A few weeks back I was looking at the choice of whether to use iterators or streaming operations for I/O on my data compression code. I was bemoaning the fact that the C++ iterators that perform stream I/O use the insertion and extraction operators, making them unsuitable for binary data compression.

It looks like I spoke too fast.

The Problem

The canonical way to use iterators to go over an iostream is to use istream_iterator or its partner, ostream_iterator. In this short sample, I create a binary file with values 0 to 256, then try to read back the data using this iterator type:

#include <iostream>
#include <fstream>
#include <iterator>
using namespace std;

int main(int argc, char* argv[])
{
    ofstream temp_out("temp.dat", std::ios_base::binary );
    for ( int i = 0 ; i < 256 ; i++ )
        temp_out.put( (char) i );
    temp_out.close();
    ifstream temp_in("temp.dat", std::ios_base::binary );
    char last = -1;
    int count = 0;
    istream_iterator<char> ii( temp_in );
    while ( ii != std::istream_iterator<char>() ) {
        char c = *ii++;
        count++;
        if ( c != char(last+1) )
            cout << "Error on character number: " << (int) last << endl;
        last = c;
    }
    cout << "Count: " << count << endl;
    return 0;
}

Running this program gives the following output:

Error on character number: 8
Error on character number: 31
Count: 250

Due to the fact that the extraction operator uses whitespace as a delimiter, we get errors trying to read tab, line feed, vertical tab, form feed, carriage return, and space - which means we simply don’t see six characters in the input file. This is not too bad when parsing ASCII text, but when trying to do compression on binary data, it just won’t work.
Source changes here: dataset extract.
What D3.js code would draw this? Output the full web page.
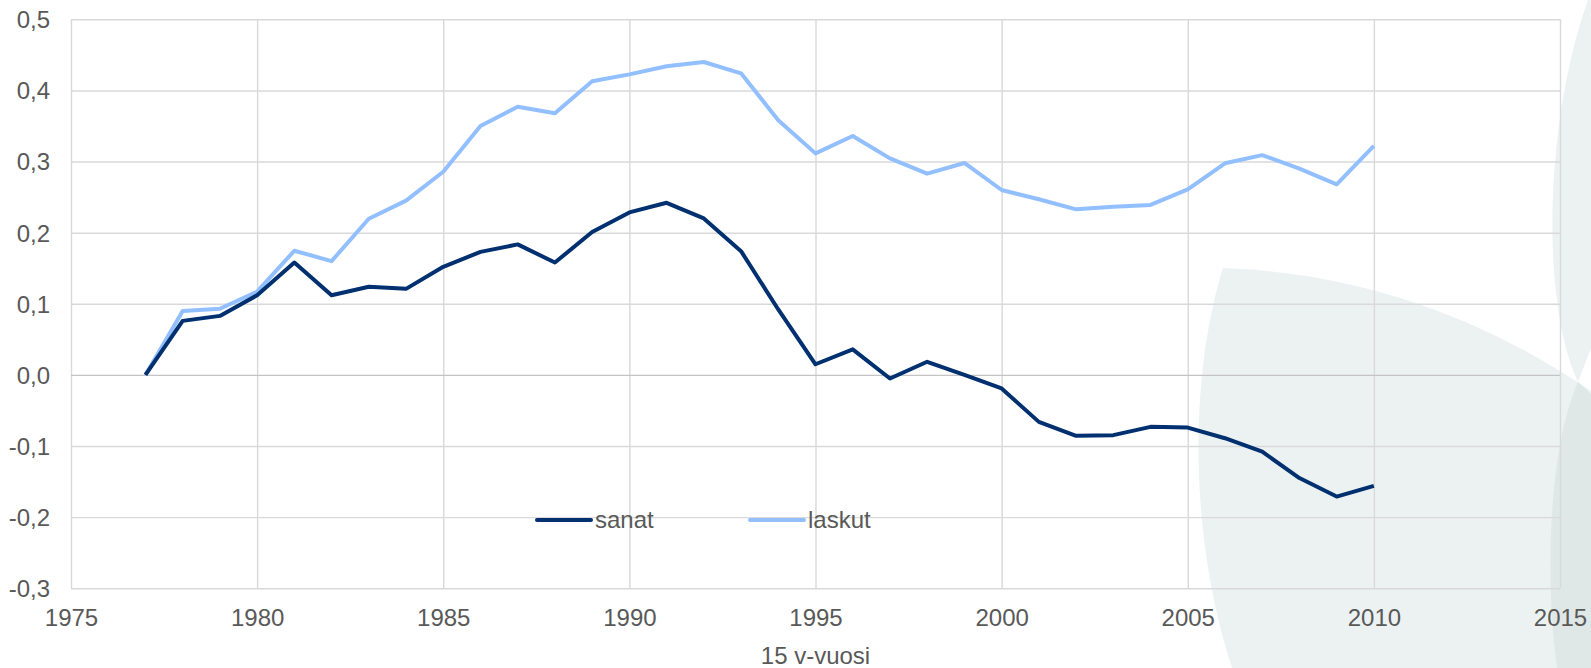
<!DOCTYPE html>
<html>
<head>
<meta charset="utf-8">
<script src="https://cdn.jsdelivr.net/npm/d3@7"></script>
<style>
	body { margin: 0; background: #ffffff; }
	svg { display: block; font-family: "Liberation Sans", Arial, sans-serif; }
</style>
</head>
<body>
<script>
// vuodet ja sarjat (luettu kuvasta)
const years = [1977,1978,1979,1980,1981,1982,1983,1984,1985,1986,1987,1988,1989,1990,1991,1992,1993,
	1994,1995,1996,1997,1998,1999,2000,2001,2002,2003,2004,2005,2006,2007,2008,2009,2010];
const sanat = [0,0.076,0.083,0.112,0.158,0.112,0.124,0.121,0.152,0.173,0.1835,0.158,0.201,0.2285,0.242,0.220,0.174,
	0.092,0.015,0.036,-0.005,0.0185,0,-0.019,-0.066,-0.0856,-0.0847,-0.073,-0.074,-0.089,-0.108,-0.145,-0.171,-0.156];
const laskut = [0,0.090,0.093,0.117,0.1746,0.160,0.2196,0.245,0.2857,0.350,0.377,0.368,0.413,0.4226,0.434,0.440,0.424,
	0.358,0.3115,0.336,0.3045,0.283,0.298,0.260,0.247,0.2328,0.2365,0.239,0.261,0.2975,0.309,0.290,0.268,0.322];
const seriesNames = ["sanat", "laskut"];
const seriesColors = ["#003070", "#92bfff"];
const xTicks = [1975,1980,1985,1990,1995,2000,2005,2010,2015];
const yTicks = [-0.3,-0.2,-0.1,0,0.1,0.2,0.3,0.4,0.5];
const xTitle = "15 v-vuosi";

const width = 1591, height = 668;
const pLeft = 71, pRight = 1560, pTop = 19.3, pBottom = 588.3;
const fontSize = "24px";

const fi = d3.formatLocale({decimal: ",", thousands: " ", grouping: [3], currency: ["", " €"], minus: "-"});
const fmt = fi.format(".1f");

const svg = d3.select("body").append("svg")
	.attr("width", width)
	.attr("height", height);

// taustan koristekuviot
const deco = svg.append("g");
deco.append("path")
	.attr("d", "M1223,268 Q1420,275 1591,391 L1591,668 L1232,668 C1190,540 1188,380 1223,268 Z")
	.attr("fill", "#ecf2f2");
deco.append("path")
	.attr("d", "M1588,0 C1545,120 1540,300 1578,382 L1591,348 L1591,0 Z")
	.attr("fill", "#ecf2f2");
deco.append("path")
	.attr("d", "M1578,382 C1548,450 1545,580 1557,668 L1591,668 L1591,394 Z")
	.attr("fill", "#dfe7e7");

const x = d3.scaleLinear().domain([1975, 2015]).range([pLeft, pRight]);
const y = d3.scaleLinear().domain([-0.3, 0.5]).range([pBottom, pTop]);

// ruudukko
const gx = svg.append("g")
	.attr("transform", "translate(0," + pBottom + ")")
	.call(d3.axisBottom(x).tickValues(xTicks).tickSize(-(pBottom - pTop)).tickFormat(d3.format("d")).tickPadding(21));
const gy = svg.append("g")
	.attr("transform", "translate(" + pLeft + ",0)")
	.call(d3.axisLeft(y).tickValues(yTicks).tickSize(-(pRight - pLeft)).tickFormat(fmt).tickPadding(21));

[gx, gy].forEach(function(g) {
	g.select(".domain").remove();
	g.selectAll(".tick line")
		.attr("stroke", "#d9d9d9")
		.attr("stroke-width", 1.4);
	g.selectAll(".tick text")
		.attr("fill", "#595959")
		.style("font-size", fontSize);
});
gy.selectAll(".tick line").filter(function(d) { return d === 0; }).attr("stroke", "#c4c4c4");
gy.selectAll(".tick text").attr("dy", "0.35em");
gx.selectAll(".tick text").attr("dy", "0.71em");

// viivat
const line = d3.line()
	.x(function(d, i) { return x(years[i]); })
	.y(function(d) { return y(d); });

[laskut, sanat].forEach(function(s, k) {
	svg.append("path")
		.datum(s)
		.attr("d", line)
		.attr("fill", "none")
		.attr("stroke", seriesColors[1 - k])
		.attr("stroke-width", 4)
		.attr("stroke-linejoin", "round");
});

// selite
const legendX = [537, 750];
const legend = svg.append("g")
	.selectAll("g")
	.data(seriesNames)
	.join("g")
	.attr("transform", function(d, i) { return "translate(" + legendX[i] + ",520)"; });
legend.append("line")
	.attr("x1", 0).attr("x2", 54)
	.attr("stroke", function(d, i) { return seriesColors[i]; })
	.attr("stroke-width", 4)
	.attr("stroke-linecap", "round");
legend.append("text")
	.attr("x", 58)
	.attr("y", 8)
	.attr("fill", "#595959")
	.style("font-size", fontSize)
	.text(function(d) { return d; });

// akselin otsikko
svg.append("text")
	.attr("x", (pLeft + pRight) / 2)
	.attr("y", 664)
	.attr("text-anchor", "middle")
	.attr("fill", "#595959")
	.style("font-size", fontSize)
	.text(xTitle);
</script>
</body>
</html>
I figured this was the end of it until reader Fred Jardon chimed in with:

Isn't istreambuf_iterator the iterator you're looking for?

See https://en.cppreference.com/w/cpp/iterator/istreambuf_iterator

It directly reads from the inner streambuf without using the extraction operator.

The opposite iterator exists: ostreambuf_iterator.

Well, Fred is quite right, and it only serves to show my lack of depth when it comes to iostreams. The two classes, istreambuf_iterator and ostreambuf_iterator read directly from the underlying buffer, and don’t use the extraction operator, which means they don’t have the whitespace issues seen above. Changing just two lines fixes the problem:

    istreambuf_iterator<char> ii(temp_in.rdbuf());
    while ( ii != std::istreambuf_iterator<char>() ) {

Running that I get the pristine output I long for:

Count: 256

I’d like to tell you the ramifications of diving down into the object and working on the buffer, but I’m afraid this implementation details still elude me. There’s a lot more going on in iostreams than in good old <stdio.h>, and half of what I learned about it was wiped out in the standardization process. So be it.

In any case, I think the proper use of istreambuf_iterator<char> tips the scale in favor of iterators for me, which reverses my previous thinking.

And many thanks to Fred for straightening out the mess.